#### AIM:
In the entries below, find every line with "chart" and copy it.

#### EXTRACTED MATERIAL:

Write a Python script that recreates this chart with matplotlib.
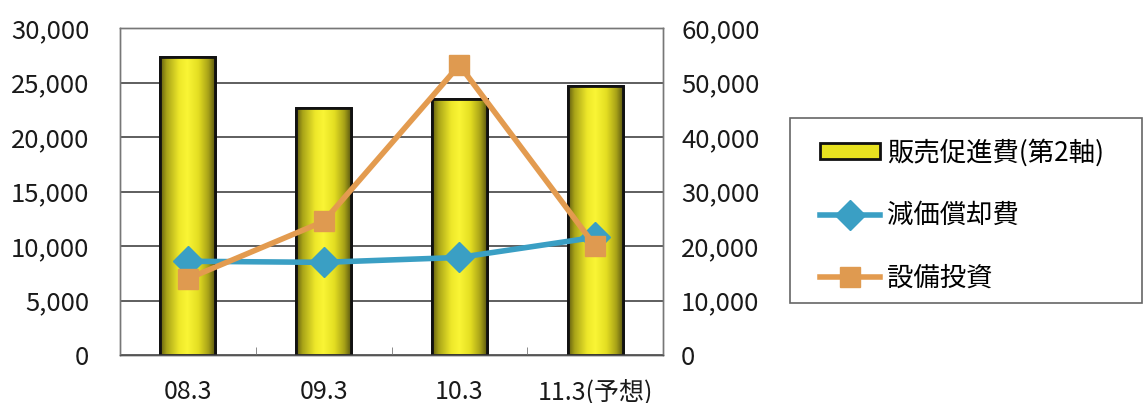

--

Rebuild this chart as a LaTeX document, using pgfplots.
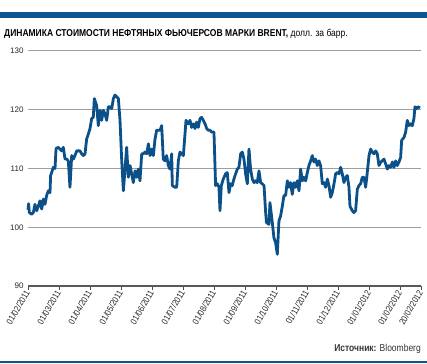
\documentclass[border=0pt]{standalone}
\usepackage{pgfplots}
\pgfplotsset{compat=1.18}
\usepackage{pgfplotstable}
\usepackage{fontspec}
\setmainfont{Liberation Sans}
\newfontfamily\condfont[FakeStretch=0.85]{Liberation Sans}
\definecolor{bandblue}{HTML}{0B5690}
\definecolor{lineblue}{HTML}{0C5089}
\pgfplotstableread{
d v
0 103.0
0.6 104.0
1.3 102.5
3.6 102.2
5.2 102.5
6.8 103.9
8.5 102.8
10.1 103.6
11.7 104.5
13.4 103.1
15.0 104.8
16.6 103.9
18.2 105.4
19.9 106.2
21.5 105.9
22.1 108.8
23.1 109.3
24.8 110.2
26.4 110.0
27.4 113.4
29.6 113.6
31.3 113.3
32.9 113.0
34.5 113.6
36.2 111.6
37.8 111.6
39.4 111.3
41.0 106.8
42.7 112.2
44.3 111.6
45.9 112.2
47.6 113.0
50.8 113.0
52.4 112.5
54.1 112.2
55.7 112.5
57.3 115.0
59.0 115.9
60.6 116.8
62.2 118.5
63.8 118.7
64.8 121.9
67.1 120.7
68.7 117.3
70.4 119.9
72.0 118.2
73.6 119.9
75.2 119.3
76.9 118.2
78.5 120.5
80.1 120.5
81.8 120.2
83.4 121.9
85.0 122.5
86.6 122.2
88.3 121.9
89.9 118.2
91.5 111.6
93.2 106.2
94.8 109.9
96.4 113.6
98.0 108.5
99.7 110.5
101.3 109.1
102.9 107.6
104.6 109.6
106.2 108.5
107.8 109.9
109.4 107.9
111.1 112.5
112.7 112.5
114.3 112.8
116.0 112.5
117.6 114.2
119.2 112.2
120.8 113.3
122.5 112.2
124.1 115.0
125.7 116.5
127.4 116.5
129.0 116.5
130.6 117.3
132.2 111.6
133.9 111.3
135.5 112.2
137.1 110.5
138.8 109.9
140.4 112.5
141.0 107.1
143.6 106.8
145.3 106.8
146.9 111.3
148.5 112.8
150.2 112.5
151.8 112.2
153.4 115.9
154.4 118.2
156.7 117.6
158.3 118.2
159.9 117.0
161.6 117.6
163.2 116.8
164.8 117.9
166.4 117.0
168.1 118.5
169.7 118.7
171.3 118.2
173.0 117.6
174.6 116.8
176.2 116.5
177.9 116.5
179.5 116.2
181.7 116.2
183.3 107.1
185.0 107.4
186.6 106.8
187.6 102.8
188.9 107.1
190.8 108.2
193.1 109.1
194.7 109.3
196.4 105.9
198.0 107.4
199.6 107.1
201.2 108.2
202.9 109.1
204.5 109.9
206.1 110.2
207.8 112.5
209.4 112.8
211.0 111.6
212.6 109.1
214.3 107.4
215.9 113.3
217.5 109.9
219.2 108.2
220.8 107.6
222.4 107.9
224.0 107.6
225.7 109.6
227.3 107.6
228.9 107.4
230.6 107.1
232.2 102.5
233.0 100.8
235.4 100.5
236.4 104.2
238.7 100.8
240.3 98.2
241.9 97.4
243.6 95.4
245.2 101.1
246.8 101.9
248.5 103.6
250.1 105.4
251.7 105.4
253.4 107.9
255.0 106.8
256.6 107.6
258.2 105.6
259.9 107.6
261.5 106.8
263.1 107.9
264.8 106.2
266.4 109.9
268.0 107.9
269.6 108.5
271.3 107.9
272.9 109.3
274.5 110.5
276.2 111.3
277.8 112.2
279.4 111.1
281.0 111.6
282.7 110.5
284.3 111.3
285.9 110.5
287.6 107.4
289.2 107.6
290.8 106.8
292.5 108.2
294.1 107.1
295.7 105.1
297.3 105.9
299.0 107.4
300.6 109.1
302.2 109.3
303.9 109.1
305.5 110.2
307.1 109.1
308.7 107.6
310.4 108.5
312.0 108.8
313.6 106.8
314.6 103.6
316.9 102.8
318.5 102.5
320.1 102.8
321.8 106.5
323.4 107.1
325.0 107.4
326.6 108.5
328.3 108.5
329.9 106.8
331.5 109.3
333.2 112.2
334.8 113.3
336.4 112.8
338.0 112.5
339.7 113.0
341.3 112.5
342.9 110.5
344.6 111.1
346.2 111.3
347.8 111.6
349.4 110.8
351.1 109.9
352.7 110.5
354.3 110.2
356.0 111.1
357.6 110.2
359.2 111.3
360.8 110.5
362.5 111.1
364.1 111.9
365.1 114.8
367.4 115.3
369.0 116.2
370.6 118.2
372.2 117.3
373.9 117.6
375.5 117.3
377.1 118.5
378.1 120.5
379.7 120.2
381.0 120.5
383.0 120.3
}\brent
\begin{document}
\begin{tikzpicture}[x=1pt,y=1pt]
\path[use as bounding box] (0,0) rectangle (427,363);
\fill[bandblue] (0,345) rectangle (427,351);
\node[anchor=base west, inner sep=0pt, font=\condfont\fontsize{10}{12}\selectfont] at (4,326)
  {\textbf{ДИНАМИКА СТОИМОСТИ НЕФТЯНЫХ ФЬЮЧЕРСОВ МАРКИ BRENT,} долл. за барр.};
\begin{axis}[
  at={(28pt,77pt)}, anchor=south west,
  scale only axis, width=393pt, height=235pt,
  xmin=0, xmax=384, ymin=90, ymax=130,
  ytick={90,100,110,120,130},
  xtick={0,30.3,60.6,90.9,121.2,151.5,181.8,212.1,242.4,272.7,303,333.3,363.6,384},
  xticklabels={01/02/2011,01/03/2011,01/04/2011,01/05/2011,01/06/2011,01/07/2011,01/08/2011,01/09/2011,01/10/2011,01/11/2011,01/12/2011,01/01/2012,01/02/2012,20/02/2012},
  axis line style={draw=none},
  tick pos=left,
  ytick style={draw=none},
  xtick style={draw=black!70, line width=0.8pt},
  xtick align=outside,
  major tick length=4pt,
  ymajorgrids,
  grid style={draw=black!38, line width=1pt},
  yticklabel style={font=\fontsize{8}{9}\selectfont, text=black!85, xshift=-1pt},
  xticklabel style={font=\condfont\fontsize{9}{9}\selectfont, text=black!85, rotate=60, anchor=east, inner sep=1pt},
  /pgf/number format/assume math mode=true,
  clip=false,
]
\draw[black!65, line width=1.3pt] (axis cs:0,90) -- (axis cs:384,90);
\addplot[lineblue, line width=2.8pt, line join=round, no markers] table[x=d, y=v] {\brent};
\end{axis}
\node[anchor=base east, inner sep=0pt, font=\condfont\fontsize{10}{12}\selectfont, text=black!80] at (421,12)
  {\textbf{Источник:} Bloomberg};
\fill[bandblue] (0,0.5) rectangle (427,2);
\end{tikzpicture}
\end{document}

* * *

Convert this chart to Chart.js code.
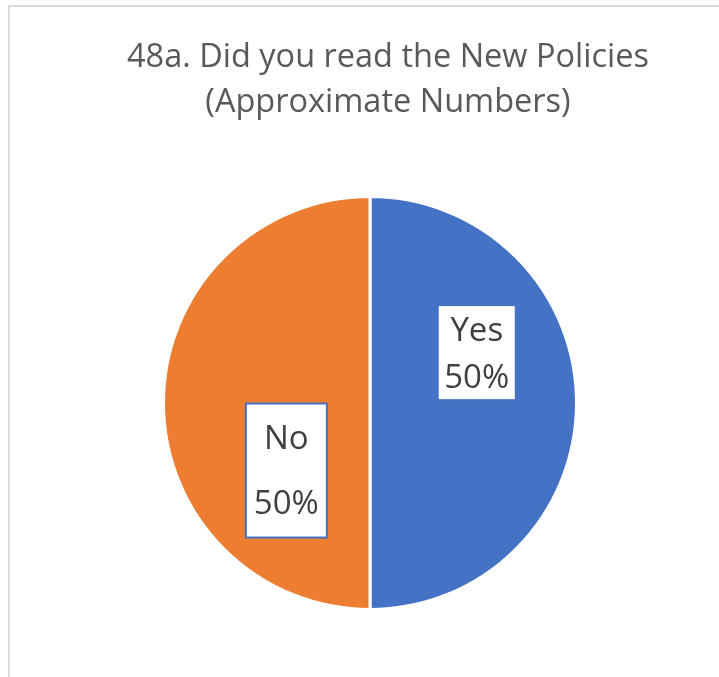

#### RESULT:
Write a Python script that recreates this chart with matplotlib.
Rebuild this chart as a LaTeX document, using pgfplots.
Convert this chart to Chart.js code.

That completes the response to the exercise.